O trabalho possui, a meu ver, como principal mérito o fato de apresentar uma sonoridade de certa maneira rara até então para a canção popular brasileira. Os arranjos exploram diferentes usos da voz, com coros, cânones, contrapontos, ostinatos, glissandos e melodias microtonais que, somados a programações eletrônicas, produzem uma tensão interessante entre a música pop e a música experimental. Esse jogo acaba por tornar mais palatável estruturas musicais que a princípio poderiam afastar um ouvinte menos familiarizado com canções em 5/4 e 9/8, beats irregulares e assimétricos, polirritmias, ruídos e microtonalismos.


No entanto, os mesmos elementos que tornam o trabalho de certo modo singular contribuem também para que em alguns momentos ele se revele um tanto quanto ingênuo e muito preso às referências musicais já citadas. O maior exemplo disso talvez seja "Relief", canção pueril composta em inglês cujo arranjo é quase um "copy and paste" de Tune-Yards. A ingenuidade aparece também na composição Rotten God, de letra e melodia frágeis e um dos pontos mais baixos do disco.

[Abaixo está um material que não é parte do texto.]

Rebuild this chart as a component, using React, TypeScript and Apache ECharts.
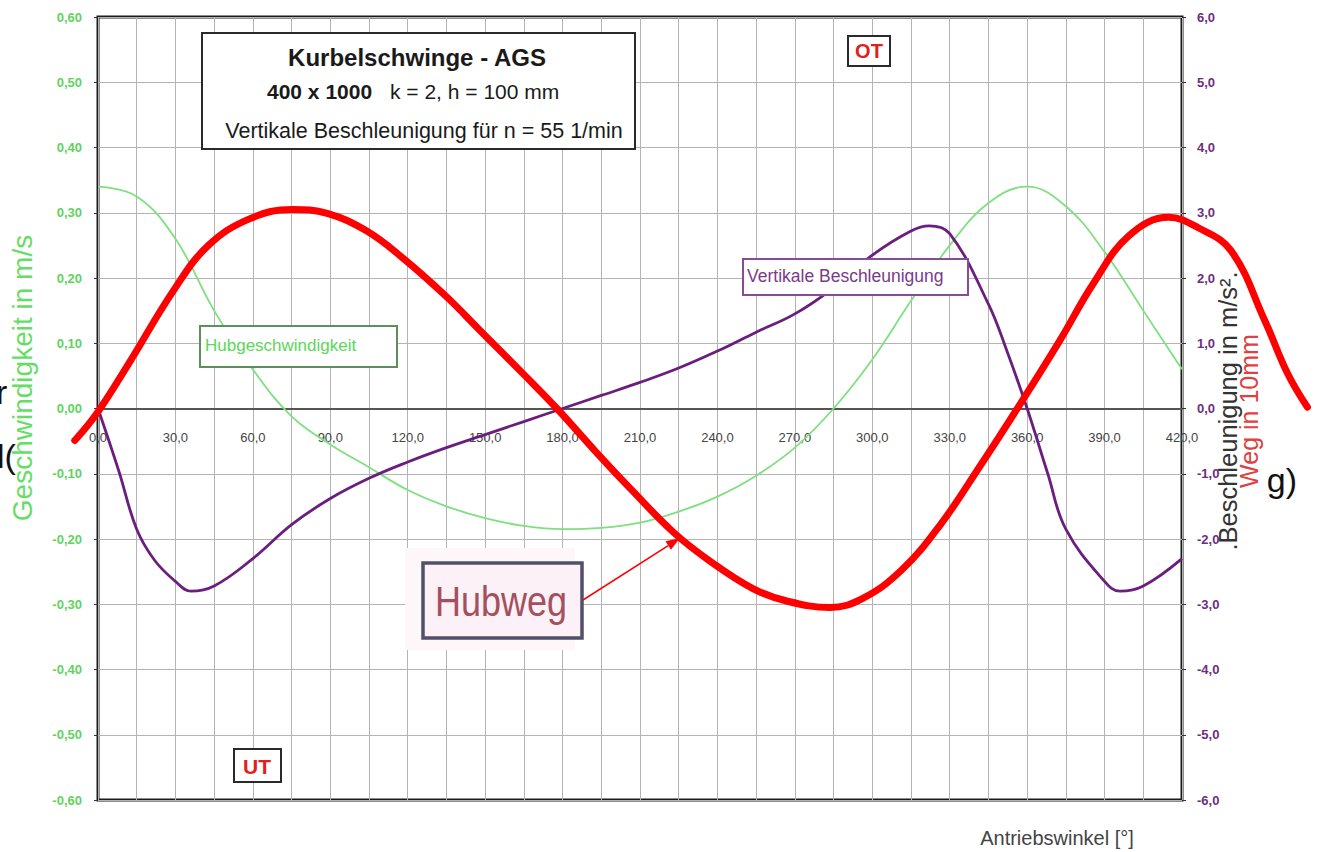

A canção "Bolero Bird" talvez seja o maior equívoco do álbum. Não por ser uma canção ruim, mas por destoar do conceito e da estética do disco tanto na estrutura da composição quanto no arranjo. Ela acaba quebrando uma certa unidade que o restante do trabalho possui, e isso não é algo que ajude ou potencialize sua escuta.

Já os pontos altos do disco, tanto em relação à qualidade das composições quanto aos arranjos e produção musical são "Da Menor Importância", composição de Maria Beraldo, "Cuidado", canção que ganhei de presente de Alexei Alves, "Alguém Segure Esse Homem" e "Golpe", ambas minhas.


Apesar de "Três" e "Desencarnar" serem canções menos potentes que as citadas no parágrafo anterior, elas se mantém acima da média e contribuem com a narrativa do disco. Eu particularmente amo o arranjo de "Três", e acho um dos momentos mais interessantes da relação entre coros de voz e batidas eletrônicas, além da preciosa participação dos clarinetes e clarones de Maria Beraldo.


Muitas pessoas falam sobre "Não Recomendado", composição de Caio Prado com participação especial do mesmo que fecha o disco. A canção se tornou bastante emblemática, sendo na minha percepção quase um hino de um período específico da música brasileira no qual a pauta LGBTQIA+ ganhou luz. Modéstia à parte, com exceção da versão original lançada por Caio, considero o nosso arranjo uma das melhores versões da canção. No entanto vale lembrar que a canção não faz parte do álbum. Numa decisão mais que acertada, sugerida por meu querido amigo e conselheiro Giovanni Pirelli, ela se tornou na verdade uma bônus track, ou seja, uma espécie de single lançado como um presente junto com o disco. Como Giovanni bem colocou, ela não pertence ao universo do disco, até pelo fato de ser uma canção que já estava em meu show anterior.


Hoje, quatro anos depois desse lançamento e de uma série de processos e metamorfoses, ouvir esse disco novamente me alegra. Reconheço ali o início de um processo de amadurecimento como compositor e produtor musical e, principalmente, um mergulho radical na busca por me entender como músico. Não só em relação ao QUE eu quero fazer, mas COMO eu quero fazer (é clichê, mas é verdade). Ironicamente, foi justamente fazendo um álbum chamado LINEKER que compreendi que meu trabalho não cabia mais nesse nome. É como se os deuses tivessem me pregado uma peça para me fazer ver que o nome que me fora dado por meus pais (a primeira das violências que um ser humano sofre, segundo Jodorowsky) não era mais compatível com quem eu me tornei depois desse álbum e dissessem: Cuidado, a verdade não cala!